Source excerpt
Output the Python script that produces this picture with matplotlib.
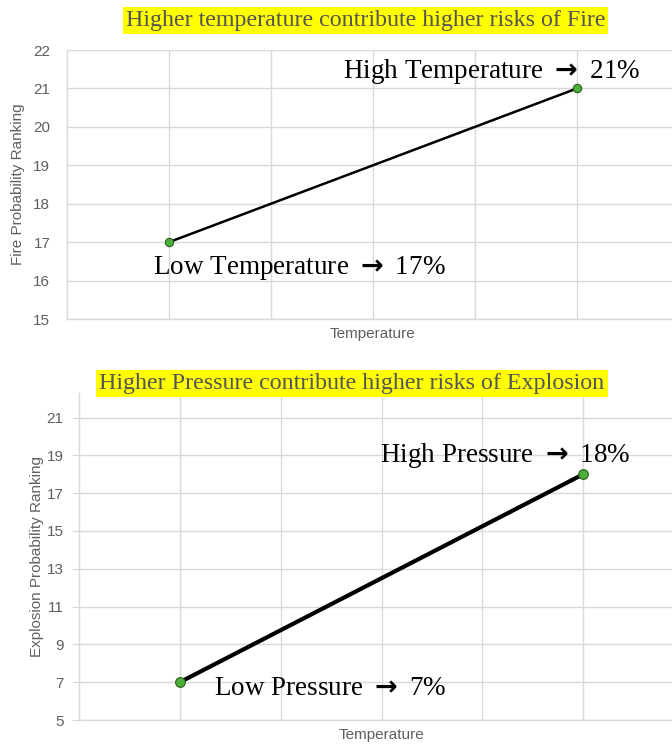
import matplotlib
matplotlib.use("Agg")
import matplotlib.pyplot as plt

plt.rcParams["mathtext.fontset"] = "dejavusans"

# Data
ARROW = r"$\mathbf{\rightarrow}$"
temp_x = [1, 5]
fire_vals = [17, 21]
fire_labels = ["Low Temperature " + ARROW + " 17%", "High Temperature " + ARROW + " 21%"]
pres_x = [1, 5]
expl_vals = [7, 18]
expl_labels = ["Low Pressure " + ARROW + " 7%", "High Pressure " + ARROW + " 18%"]
fire_ticks = [15, 16, 17, 18, 19, 20, 21, 22]
expl_ticks = [5, 7, 9, 11, 13, 15, 17, 19, 21]
title_top = "Higher temperature contribute higher risks of Fire"
title_bot = "Higher Pressure contribute higher risks of Explosion"

W, H = 672, 744
fig = plt.figure(figsize=(W / 100, H / 100), dpi=100)

GRID = "#d9d9d9"
TICKC = "#5f5f5f"
SERIF = ["Liberation Serif", "DejaVu Serif"]
SANS = ["Liberation Sans", "DejaVu Sans"]


def px_axes(left, top, right, bottom):
    return fig.add_axes([left / W, 1 - bottom / H, (right - left) / W, (bottom - top) / H])


def style(ax, yticks, ylim, ylabel, ylabel_x):
    ax.set_xlim(0, 6)
    ax.set_ylim(*ylim)
    ax.set_yticks(yticks)
    ax.set_xticks([1, 2, 3, 4, 5, 6])
    ax.set_xticklabels([])
    ax.grid(True, color=GRID, linewidth=1)
    ax.set_axisbelow(True)
    for s in ["top", "right"]:
        ax.spines[s].set_visible(False)
    for s in ["left", "bottom"]:
        ax.spines[s].set_color(GRID)
        ax.spines[s].set_linewidth(1)
    ax.tick_params(axis="x", length=0)
    ax.tick_params(axis="y", length=0, colors=TICKC, labelsize=11, pad=12)
    for lab in ax.get_yticklabels():
        lab.set_family(SANS)
    ax.set_xlabel("Temperature", color=TICKC, fontsize=11, family=SANS, labelpad=2)
    ax.set_ylabel(ylabel, color=TICKC, fontsize=11, family=SANS)
    ax.yaxis.set_label_coords(ylabel_x, 0.5)


# Top chart
ax1 = px_axes(67, 50, 679, 319)
style(ax1, fire_ticks, (15, 22), "Fire Probability Ranking", -0.068)
ax1.plot(temp_x, fire_vals, color="black", linewidth=1.8, marker="o", markersize=6,
         markerfacecolor="#4caf3a", markeredgecolor="#2e5e1e", markeredgewidth=0.8, zorder=3)
ax1.text(4.16, 21.43, fire_labels[1], ha="center", va="center", fontsize=19.5, family=SERIF)
ax1.text(2.28, 16.33, fire_labels[0], ha="center", va="center", fontsize=19.5, family=SERIF)

# Bottom chart
ax2 = px_axes(79, 393, 684, 720)
style(ax2, expl_ticks, (5, 22.3), "Explosion Probability Ranking", -0.058)
ax2.tick_params(axis="y", length=5, color=GRID, pad=6)
ax2.plot(pres_x, expl_vals, color="black", linewidth=3, marker="o", markersize=7,
         markerfacecolor="#4caf3a", markeredgecolor="#2e5e1e", markeredgewidth=0.8, zorder=3)
ax2.text(4.23, 19.0, expl_labels[1], ha="center", va="center", fontsize=19.5, family=SERIF)
ax2.text(2.495, 6.69, expl_labels[0], ha="center", va="center", fontsize=19.5, family=SERIF)

# Titles with yellow highlight
fig.text(365.5 / W, 1 - 20.5 / H, title_top, ha="center", va="center", fontsize=17.3,
         family=SERIF, color="#555555",
         bbox=dict(boxstyle="square,pad=0.12", facecolor="#ffff00", edgecolor="none"))
fig.text(352 / W, 1 - 383.5 / H, title_bot, ha="center", va="center", fontsize=17.3,
         family=SERIF, color="#555555",
         bbox=dict(boxstyle="square,pad=0.12", facecolor="#ffff00", edgecolor="none"))

fig.savefig("out.png", dpi=100)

Given exercise
Reproduce the material above from its first line through the line containing "return fig.add_axes([left /", both ends included, and skip every picture.

Solution to this exercise
Output the Python script that produces this picture with matplotlib.
import matplotlib
matplotlib.use("Agg")
import matplotlib.pyplot as plt

plt.rcParams["mathtext.fontset"] = "dejavusans"

# Data
ARROW = r"$\mathbf{\rightarrow}$"
temp_x = [1, 5]
fire_vals = [17, 21]
fire_labels = ["Low Temperature " + ARROW + " 17%", "High Temperature " + ARROW + " 21%"]
pres_x = [1, 5]
expl_vals = [7, 18]
expl_labels = ["Low Pressure " + ARROW + " 7%", "High Pressure " + ARROW + " 18%"]
fire_ticks = [15, 16, 17, 18, 19, 20, 21, 22]
expl_ticks = [5, 7, 9, 11, 13, 15, 17, 19, 21]
title_top = "Higher temperature contribute higher risks of Fire"
title_bot = "Higher Pressure contribute higher risks of Explosion"

W, H = 672, 744
fig = plt.figure(figsize=(W / 100, H / 100), dpi=100)

GRID = "#d9d9d9"
TICKC = "#5f5f5f"
SERIF = ["Liberation Serif", "DejaVu Serif"]
SANS = ["Liberation Sans", "DejaVu Sans"]


def px_axes(left, top, right, bottom):
    return fig.add_axes([left / W, 1 - bottom / H, (right - left) / W, (bottom - top) / H])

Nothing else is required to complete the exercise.